------ Data block
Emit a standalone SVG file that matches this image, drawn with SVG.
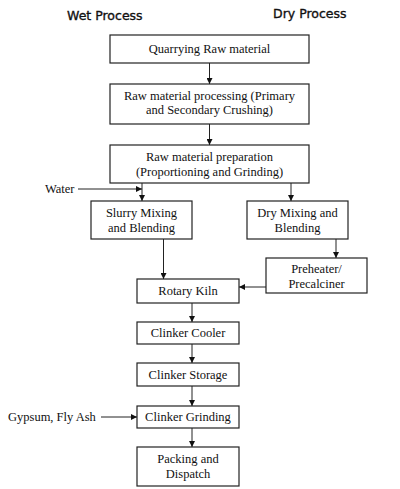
<svg xmlns="http://www.w3.org/2000/svg" width="400" height="489" viewBox="0 0 400 489">
<defs>
<marker id="ah" markerWidth="6" markerHeight="6" refX="6" refY="3" orient="auto" markerUnits="userSpaceOnUse">
<path d="M0,0 L6,3 L0,6 Z" fill="#111"/>
</marker>
<style>
.box{fill:#fff;stroke:#222;stroke-width:1.2}
.t{font-family:"Liberation Serif","Times New Roman",serif;font-size:12.5px;fill:#111;text-anchor:middle}
.l{font-family:"Liberation Serif","Times New Roman",serif;font-size:12.5px;fill:#111}
.h{font-family:"DejaVu Sans",Tahoma,sans-serif;font-size:12.5px;fill:#111;stroke:#111;stroke-width:0.35}
.c{stroke:#222;stroke-width:1;fill:none;marker-end:url(#ah)}
</style>
</defs>
<rect width="400" height="489" fill="#fff"/>
<text class="h" x="67" y="20">Wet Process</text>
<text class="h" x="273" y="18">Dry Process</text>

<g id="connectors">
<line class="c" x1="209.5" y1="63" x2="209.5" y2="84"/>
<line class="c" x1="209.5" y1="124" x2="209.5" y2="145"/>
<line class="c" x1="142" y1="183" x2="142" y2="201"/>
<line class="c" x1="78" y1="189" x2="142" y2="189"/>
<line class="c" x1="291" y1="183" x2="291" y2="201"/>
<line class="c" x1="163.5" y1="239" x2="163.5" y2="279"/>
<line class="c" x1="336" y1="239" x2="336" y2="258"/>
<line class="c" x1="266" y1="287" x2="239" y2="287"/>
<line class="c" x1="192" y1="303" x2="192" y2="322"/>
<line class="c" x1="192" y1="344" x2="192" y2="363"/>
<line class="c" x1="192" y1="386" x2="192" y2="406"/>
<line class="c" x1="101" y1="417" x2="137" y2="417"/>
<line class="c" x1="192" y1="428" x2="192" y2="447"/>
</g>

<g id="quarrying"><rect class="box" x="110" y="35" width="199" height="28"/><text class="t" x="209.5" y="53">Quarrying Raw material</text></g>
<g id="processing"><rect class="box" x="110" y="84" width="199" height="40"/><text class="t" x="209.5" y="100">Raw material processing (Primary</text><text class="t" x="209.5" y="114">and Secondary Crushing)</text></g>
<g id="preparation"><rect class="box" x="110" y="145" width="199" height="38"/><text class="t" x="209.5" y="161">Raw material preparation</text><text class="t" x="209.5" y="176">(Proportioning and Grinding)</text></g>
<g id="water"><text class="l" x="45" y="193">Water</text></g>
<g id="slurry"><rect class="box" x="91" y="201" width="101" height="38"/><text class="t" x="141.5" y="217">Slurry Mixing</text><text class="t" x="141.5" y="232">and Blending</text></g>
<g id="drymix"><rect class="box" x="247" y="201" width="101" height="38"/><text class="t" x="297.5" y="217">Dry Mixing and</text><text class="t" x="297.5" y="232">Blending</text></g>
<g id="preheater"><rect class="box" x="266" y="258" width="101" height="35"/><text class="t" x="316.5" y="273">Preheater/</text><text class="t" x="316.5" y="288">Precalciner</text></g>
<g id="kiln"><rect class="box" x="137" y="279" width="102" height="24"/><text class="t" x="188" y="295">Rotary Kiln</text></g>
<g id="cooler"><rect class="box" x="137" y="322" width="102" height="22"/><text class="t" x="188" y="337">Clinker Cooler</text></g>
<g id="storage"><rect class="box" x="137" y="363" width="102" height="23"/><text class="t" x="188" y="379">Clinker Storage</text></g>
<g id="gypsum"><text class="l" x="8" y="421">Gypsum, Fly Ash</text></g>
<g id="grinding"><rect class="box" x="137" y="406" width="102" height="22"/><text class="t" x="188" y="421">Clinker Grinding</text></g>
<g id="packing"><rect class="box" x="137" y="447" width="102" height="39"/><text class="t" x="188" y="463">Packing and</text><text class="t" x="188" y="478">Dispatch</text></g>
</svg>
------------
*Task description:* Return each line from the material above exactly, but not the pictures.

*Right answer:*
Emit a standalone SVG file that matches this image, drawn with SVG.
<svg xmlns="http://www.w3.org/2000/svg" width="400" height="489" viewBox="0 0 400 489">
<defs>
<marker id="ah" markerWidth="6" markerHeight="6" refX="6" refY="3" orient="auto" markerUnits="userSpaceOnUse">
<path d="M0,0 L6,3 L0,6 Z" fill="#111"/>
</marker>
<style>
.box{fill:#fff;stroke:#222;stroke-width:1.2}
.t{font-family:"Liberation Serif","Times New Roman",serif;font-size:12.5px;fill:#111;text-anchor:middle}
.l{font-family:"Liberation Serif","Times New Roman",serif;font-size:12.5px;fill:#111}
.h{font-family:"DejaVu Sans",Tahoma,sans-serif;font-size:12.5px;fill:#111;stroke:#111;stroke-width:0.35}
.c{stroke:#222;stroke-width:1;fill:none;marker-end:url(#ah)}
</style>
</defs>
<rect width="400" height="489" fill="#fff"/>
<text class="h" x="67" y="20">Wet Process</text>
<text class="h" x="273" y="18">Dry Process</text>

<g id="connectors">
<line class="c" x1="209.5" y1="63" x2="209.5" y2="84"/>
<line class="c" x1="209.5" y1="124" x2="209.5" y2="145"/>
<line class="c" x1="142" y1="183" x2="142" y2="201"/>
<line class="c" x1="78" y1="189" x2="142" y2="189"/>
<line class="c" x1="291" y1="183" x2="291" y2="201"/>
<line class="c" x1="163.5" y1="239" x2="163.5" y2="279"/>
<line class="c" x1="336" y1="239" x2="336" y2="258"/>
<line class="c" x1="266" y1="287" x2="239" y2="287"/>
<line class="c" x1="192" y1="303" x2="192" y2="322"/>
<line class="c" x1="192" y1="344" x2="192" y2="363"/>
<line class="c" x1="192" y1="386" x2="192" y2="406"/>
<line class="c" x1="101" y1="417" x2="137" y2="417"/>
<line class="c" x1="192" y1="428" x2="192" y2="447"/>
</g>

<g id="quarrying"><rect class="box" x="110" y="35" width="199" height="28"/><text class="t" x="209.5" y="53">Quarrying Raw material</text></g>
<g id="processing"><rect class="box" x="110" y="84" width="199" height="40"/><text class="t" x="209.5" y="100">Raw material processing (Primary</text><text class="t" x="209.5" y="114">and Secondary Crushing)</text></g>
<g id="preparation"><rect class="box" x="110" y="145" width="199" height="38"/><text class="t" x="209.5" y="161">Raw material preparation</text><text class="t" x="209.5" y="176">(Proportioning and Grinding)</text></g>
<g id="water"><text class="l" x="45" y="193">Water</text></g>
<g id="slurry"><rect class="box" x="91" y="201" width="101" height="38"/><text class="t" x="141.5" y="217">Slurry Mixing</text><text class="t" x="141.5" y="232">and Blending</text></g>
<g id="drymix"><rect class="box" x="247" y="201" width="101" height="38"/><text class="t" x="297.5" y="217">Dry Mixing and</text><text class="t" x="297.5" y="232">Blending</text></g>
<g id="preheater"><rect class="box" x="266" y="258" width="101" height="35"/><text class="t" x="316.5" y="273">Preheater/</text><text class="t" x="316.5" y="288">Precalciner</text></g>
<g id="kiln"><rect class="box" x="137" y="279" width="102" height="24"/><text class="t" x="188" y="295">Rotary Kiln</text></g>
<g id="cooler"><rect class="box" x="137" y="322" width="102" height="22"/><text class="t" x="188" y="337">Clinker Cooler</text></g>
<g id="storage"><rect class="box" x="137" y="363" width="102" height="23"/><text class="t" x="188" y="379">Clinker Storage</text></g>
<g id="gypsum"><text class="l" x="8" y="421">Gypsum, Fly Ash</text></g>
<g id="grinding"><rect class="box" x="137" y="406" width="102" height="22"/><text class="t" x="188" y="421">Clinker Grinding</text></g>
<g id="packing"><rect class="box" x="137" y="447" width="102" height="39"/><text class="t" x="188" y="463">Packing and</text><text class="t" x="188" y="478">Dispatch</text></g>
</svg>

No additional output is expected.